*** DATA TO PROCESS

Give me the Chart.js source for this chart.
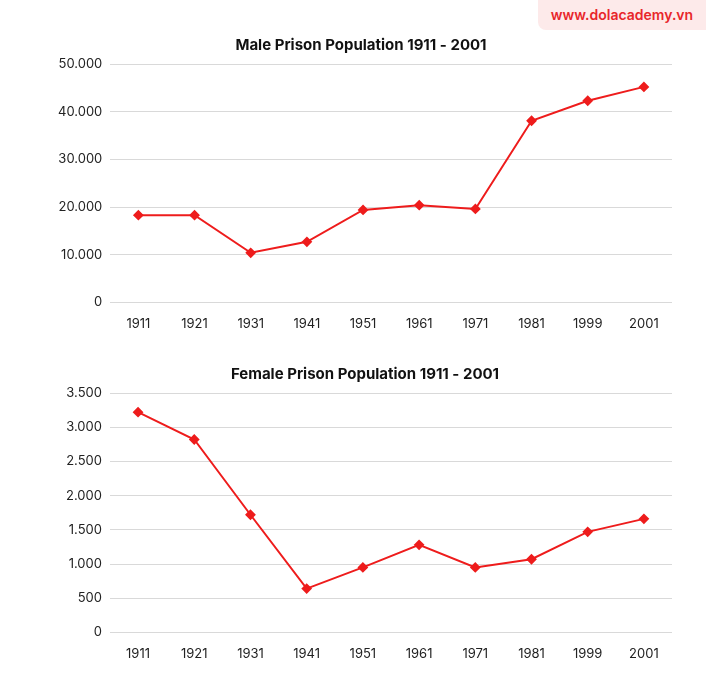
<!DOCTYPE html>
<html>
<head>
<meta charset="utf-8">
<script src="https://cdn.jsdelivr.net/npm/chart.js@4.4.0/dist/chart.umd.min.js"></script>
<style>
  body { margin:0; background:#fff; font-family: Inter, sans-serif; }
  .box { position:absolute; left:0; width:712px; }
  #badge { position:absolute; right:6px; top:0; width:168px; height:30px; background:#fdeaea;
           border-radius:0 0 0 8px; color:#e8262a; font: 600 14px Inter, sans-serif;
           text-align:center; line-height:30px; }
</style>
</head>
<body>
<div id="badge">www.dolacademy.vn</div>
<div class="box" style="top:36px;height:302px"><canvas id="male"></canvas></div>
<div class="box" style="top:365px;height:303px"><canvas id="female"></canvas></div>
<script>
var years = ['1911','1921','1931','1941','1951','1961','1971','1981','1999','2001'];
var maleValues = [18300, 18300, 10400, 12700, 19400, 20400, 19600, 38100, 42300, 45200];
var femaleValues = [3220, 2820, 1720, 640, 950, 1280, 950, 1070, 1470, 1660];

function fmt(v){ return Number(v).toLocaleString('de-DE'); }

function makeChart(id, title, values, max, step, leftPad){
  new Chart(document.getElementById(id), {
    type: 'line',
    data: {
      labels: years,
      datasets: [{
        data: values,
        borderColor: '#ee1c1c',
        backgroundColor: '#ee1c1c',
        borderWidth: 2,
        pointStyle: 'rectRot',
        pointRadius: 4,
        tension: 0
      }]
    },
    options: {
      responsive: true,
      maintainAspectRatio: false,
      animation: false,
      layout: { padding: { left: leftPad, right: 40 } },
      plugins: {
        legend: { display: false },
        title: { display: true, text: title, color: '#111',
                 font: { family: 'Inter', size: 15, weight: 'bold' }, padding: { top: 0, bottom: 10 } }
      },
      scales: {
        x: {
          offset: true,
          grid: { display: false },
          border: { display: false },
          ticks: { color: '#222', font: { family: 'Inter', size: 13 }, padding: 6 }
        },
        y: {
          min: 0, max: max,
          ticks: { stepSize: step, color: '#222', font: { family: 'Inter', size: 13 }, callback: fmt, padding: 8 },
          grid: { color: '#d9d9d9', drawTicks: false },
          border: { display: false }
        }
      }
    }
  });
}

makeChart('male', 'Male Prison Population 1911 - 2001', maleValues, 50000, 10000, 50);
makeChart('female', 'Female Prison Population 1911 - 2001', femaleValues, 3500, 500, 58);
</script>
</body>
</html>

******
*** DATA TO PROCESS

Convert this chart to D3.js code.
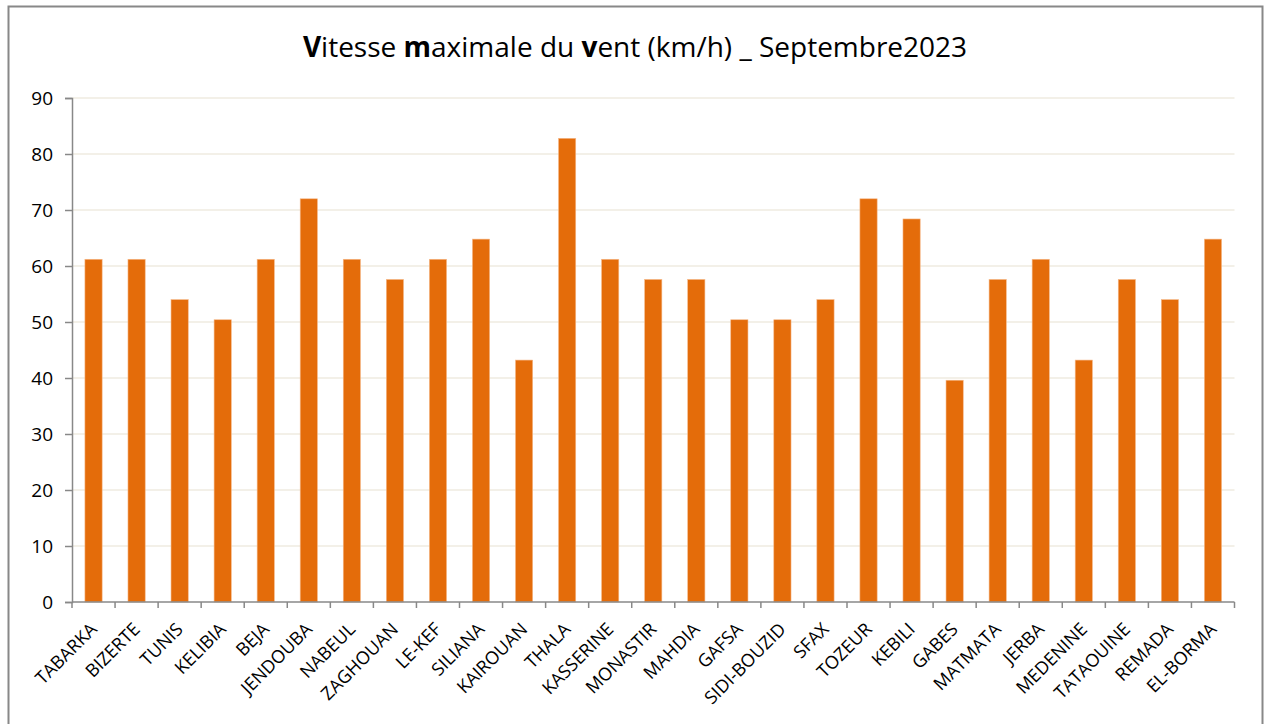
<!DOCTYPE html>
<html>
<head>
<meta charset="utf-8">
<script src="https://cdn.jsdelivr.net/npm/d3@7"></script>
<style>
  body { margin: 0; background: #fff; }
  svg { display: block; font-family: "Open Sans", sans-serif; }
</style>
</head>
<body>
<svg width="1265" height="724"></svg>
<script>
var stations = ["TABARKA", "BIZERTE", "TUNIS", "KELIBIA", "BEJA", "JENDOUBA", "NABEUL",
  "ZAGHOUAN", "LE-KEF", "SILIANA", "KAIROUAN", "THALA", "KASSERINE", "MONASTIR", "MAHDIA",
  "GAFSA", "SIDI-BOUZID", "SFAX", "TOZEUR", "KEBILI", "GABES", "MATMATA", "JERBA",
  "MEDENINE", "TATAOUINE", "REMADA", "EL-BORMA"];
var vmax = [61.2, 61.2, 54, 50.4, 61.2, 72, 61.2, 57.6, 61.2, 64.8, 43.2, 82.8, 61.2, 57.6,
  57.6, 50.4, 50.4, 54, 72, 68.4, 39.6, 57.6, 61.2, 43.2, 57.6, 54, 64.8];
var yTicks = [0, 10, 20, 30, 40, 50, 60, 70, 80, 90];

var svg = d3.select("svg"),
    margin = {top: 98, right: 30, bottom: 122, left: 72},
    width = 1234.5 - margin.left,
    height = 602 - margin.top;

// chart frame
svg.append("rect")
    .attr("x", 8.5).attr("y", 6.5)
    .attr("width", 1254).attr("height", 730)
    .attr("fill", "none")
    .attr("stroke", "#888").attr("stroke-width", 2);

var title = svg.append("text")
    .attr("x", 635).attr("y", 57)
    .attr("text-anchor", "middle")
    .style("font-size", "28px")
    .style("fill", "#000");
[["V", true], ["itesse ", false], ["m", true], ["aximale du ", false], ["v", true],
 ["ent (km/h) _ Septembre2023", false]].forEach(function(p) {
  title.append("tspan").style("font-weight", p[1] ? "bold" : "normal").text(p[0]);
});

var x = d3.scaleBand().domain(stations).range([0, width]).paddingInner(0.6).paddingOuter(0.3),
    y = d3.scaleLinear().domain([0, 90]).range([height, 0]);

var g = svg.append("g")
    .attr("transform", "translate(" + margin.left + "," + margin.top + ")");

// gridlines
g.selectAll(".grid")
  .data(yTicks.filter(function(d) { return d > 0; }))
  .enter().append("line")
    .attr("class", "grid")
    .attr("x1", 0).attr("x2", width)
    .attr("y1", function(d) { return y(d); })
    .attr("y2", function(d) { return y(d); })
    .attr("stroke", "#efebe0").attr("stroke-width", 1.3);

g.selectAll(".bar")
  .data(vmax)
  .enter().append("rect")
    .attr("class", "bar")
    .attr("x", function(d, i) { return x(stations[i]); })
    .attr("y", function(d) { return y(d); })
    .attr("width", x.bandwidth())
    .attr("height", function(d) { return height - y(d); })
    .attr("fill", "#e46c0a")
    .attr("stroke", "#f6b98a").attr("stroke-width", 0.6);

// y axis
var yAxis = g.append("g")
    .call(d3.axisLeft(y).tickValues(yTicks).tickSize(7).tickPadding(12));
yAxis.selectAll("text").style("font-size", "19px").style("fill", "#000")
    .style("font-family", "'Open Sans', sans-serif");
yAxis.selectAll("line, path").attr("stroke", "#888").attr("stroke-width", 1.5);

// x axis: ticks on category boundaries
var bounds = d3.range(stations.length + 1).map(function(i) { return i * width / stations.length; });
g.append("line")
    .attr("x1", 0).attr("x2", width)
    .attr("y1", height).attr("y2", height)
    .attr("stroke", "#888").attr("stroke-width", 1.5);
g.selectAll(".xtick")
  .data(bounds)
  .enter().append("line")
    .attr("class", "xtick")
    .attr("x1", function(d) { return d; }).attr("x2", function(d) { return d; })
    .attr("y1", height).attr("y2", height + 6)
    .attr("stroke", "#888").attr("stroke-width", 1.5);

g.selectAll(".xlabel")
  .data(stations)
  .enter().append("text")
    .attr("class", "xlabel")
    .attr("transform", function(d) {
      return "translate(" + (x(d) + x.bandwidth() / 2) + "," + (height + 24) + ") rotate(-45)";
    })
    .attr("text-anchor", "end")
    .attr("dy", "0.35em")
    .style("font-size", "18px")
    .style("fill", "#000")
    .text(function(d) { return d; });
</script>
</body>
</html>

******

_YOUR TASK:_ Return every line above in which the string "this" occurs.

_EXERCISE OUTPUT:_
Give me the Chart.js source for this chart.
Convert this chart to D3.js code.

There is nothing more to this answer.